Bagi anak didik atau santri yang cerdas pasti memilih opsen jawaban C.hidung. Yang tidak memilih opsen jawaban C.hidung perlu dipertanyakan kecerdasannya. Jika pada praktiknya salah atau keliru berarti gurunya tidak mengoreksi soal yang telah diberikannya karena antara teori dan praktik harus nyambung. Guru tidak usah gamang atau sungkan untuk meremedi kesalahan muridnya senyampang proses pembelajaran.

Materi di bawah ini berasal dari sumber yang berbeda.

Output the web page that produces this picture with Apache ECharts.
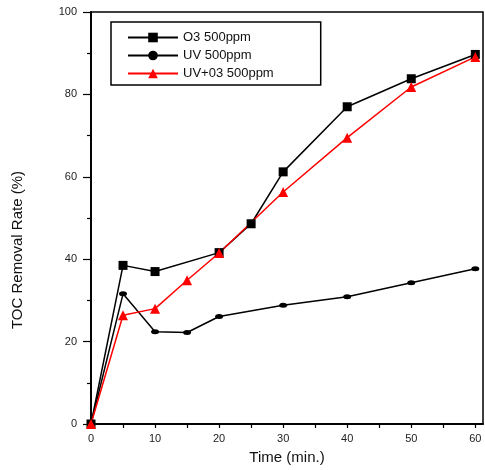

Bukan guru minta dicium tangannya sebagai bentuk kultus, feodal, dan sejenisnya, melainkan sebagai pembiasaan hal yang benar saja untuk diterapkan kepada kedua orang tua murid di rumahnya atau di masyarakatnya.

Beberapa waktu silam penulis menyaksikan sendiri seorang Ahmad Dhani panglim Maha Dewi atau mantan suami Maiya Estyanti yang langsung menegor peserta Indonesian Idol yang salah mencium tangan bapaknya Dul, El, dan Al tersebut dengan menyentuhkan pipi ke punggung telapak tangan Sang musisi tersebut. Selevel Ahmad Dhani –yang dianggap kerap kontroversi- berani langsung meluruskan salam cium tangan yang salah di layar televisi yang langsung ditonton oleh jutaan manusia. Sementara guru atau kyai terkadang masih berani setengah hati untuk melakukan hal yang sama. Kontro versi salam pakai cium tangan tidak akan ada ‘mari-mari’-nya sampai kapan pun. Kalau persoalan ini dipersengketakan terus malah tidak membuahkan kerja yang produktif. Terkadang yang kerap mempersoalkan adalah mereka yang ilmu keagamaannya tanggung bulan dan bau kencur. Lebih-lebih anaknya tidak masuk dilembaga dimaksud. Seorang pendidik memahami bahwa orang tua murid awal-awal menyerahkan pendidikan anaknya di sekolah atau madrasah atau pondok pesantren sehingga pendidik merasa bertanggung jawab dalam hal pendidikannya. Di sinilah para guru, ustadz, kyai menjadi orang tua kedua di sekolah, madrasah, dan pondok pesantren. Penulis dengan tegas mengatakan agar melakukan salam cium tangan kepada kedua orang tua di rumah terlebih dahulu setelah mendapat pembiasaan salam cium tangan di sekolah.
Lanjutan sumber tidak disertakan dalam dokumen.